Tuesday, November 10, 2009

With Zardari busy in survival, national security issues ignored

By Ansar Abbasi

ISLAMABAD: Mistrust between the Presidency and the establishment is growing with every passing day as President Asif Ali Zardari is embroiled in his survival battles and top priority national security matters are being ignored.

A top military general is said to have shared with his politician friend the view that some top security issues are not getting the kind of attention they deserve from the Presidency and the government.

The politician friend confided to The News that the general’s response conveys the military’s concerns over the indifference of the present political dispensation towards some serious security matters.

He said the meetings of the National Command and Control Authority and that of the Defence Committee of the Cabinet have not been convened for months, despite requests by the military establishment. The last meeting of the DCC was held on March 21, 2009, whereas the NC&CA last met on December 14, 2007.

President Zardari’s spokesman Farhatullah Babar, when contacted, said there is no reason for the non-convening of the National Command and Control Authority, which is headed by the president. He said he is not aware of any request made to the president to convene its meeting. Babar said the Strategic Planning Division (SPD) is the relevant authority to initiate proposal for the NC&CA meeting.

Babar, however, said the president would call the Authority meeting if the SPD seeks it. He did not agree that the NC&CA did not meet for several months and insisted that as per his memory, the NC&CA met a few weeks back.

The DCC is headed by the prime minister. According to a news report, a set of ministers recently expressed their aversion to convening the DCC to discuss and formulate a policy on the then Kerry-Lugar Bill (now law).

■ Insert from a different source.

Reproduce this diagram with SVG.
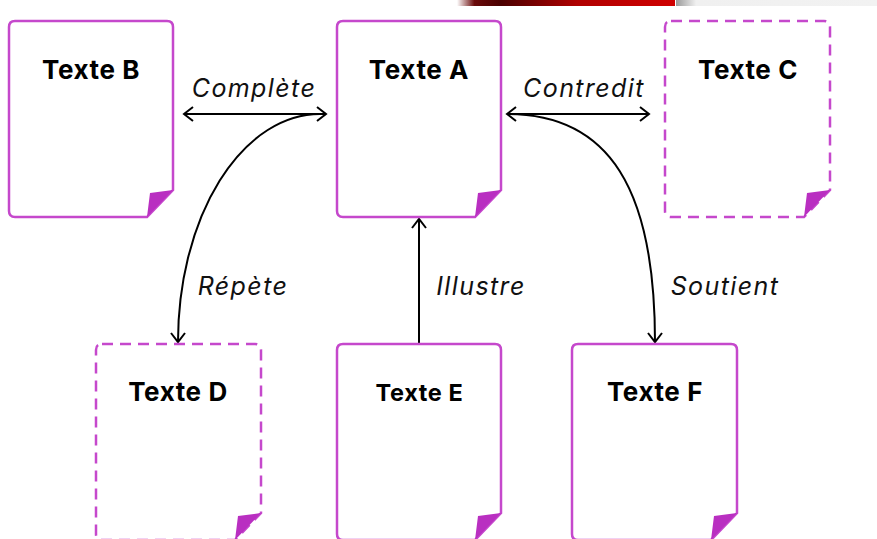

The report said that the prime minister was inclined to convene a DCC meeting, but he did not do that because of some ministers’ objections. Apart from defence, foreign affairs, interior and finance ministers, services chiefs, chairman Joint Chiefs of Staff Committee and the Inter-Services Intelligence (ISI) director-general usually attend the DCC meetings, which are rarely held.

Last time, the DCC met in March this year when it reviewed the war against terrorism, Pakistan’s investigation into the Mumbai attacks and the Indian reply. The attack on the Sri Lankan cricket team in Lahore also came under discussion.

It is also said that the defence authorities are also seeking the government’s permission to test its new ballistic missile as India is all set to do the same anytime during the current month. Will Pakistan test its ballistic missile is not yet clear.

Meanwhile, it is also learnt that President Asif Ali Zardari had recently assured some key members of the establishment that he would sack some of his close political associates and bureaucratic aides for their stinking reputation and suspicious connections with foreign intelligence agencies.

A credible source said President Zardari has himself confided to some of his visitors, including a senior journalist, that he had committed, in his meeting with some important members of the establishment, to sacking a federal minister, his chief bureaucratic aide, an adviser, a couple of his confidants in the Foreign Ministry.

The source said that the president was frankly told about the doubtful role being played by these red-flagged individuals. About the federal minister, it was said that he had strong connections with some foreign intelligence agencies, which are conspiring against Pakistan.

The president, the source said, was also informed of the role of a Foreign Ministry official, who had manoeuvred and later publicly endorsed anti-Pakistan moves of a foreign country. It is not yet clear as to why the president has not yet removed those, who are considered as “security risk” and are the reason for widening gap between the Presidency and the country’s establishment.

However, the source believed that in view of the NRO fiasco (for its beneficiaries), the expected opening up of the corruption and criminal cases against most of these political and bureaucratic aides of President Zardari in the near future might become the apparent ground for rolling some unwanted heads.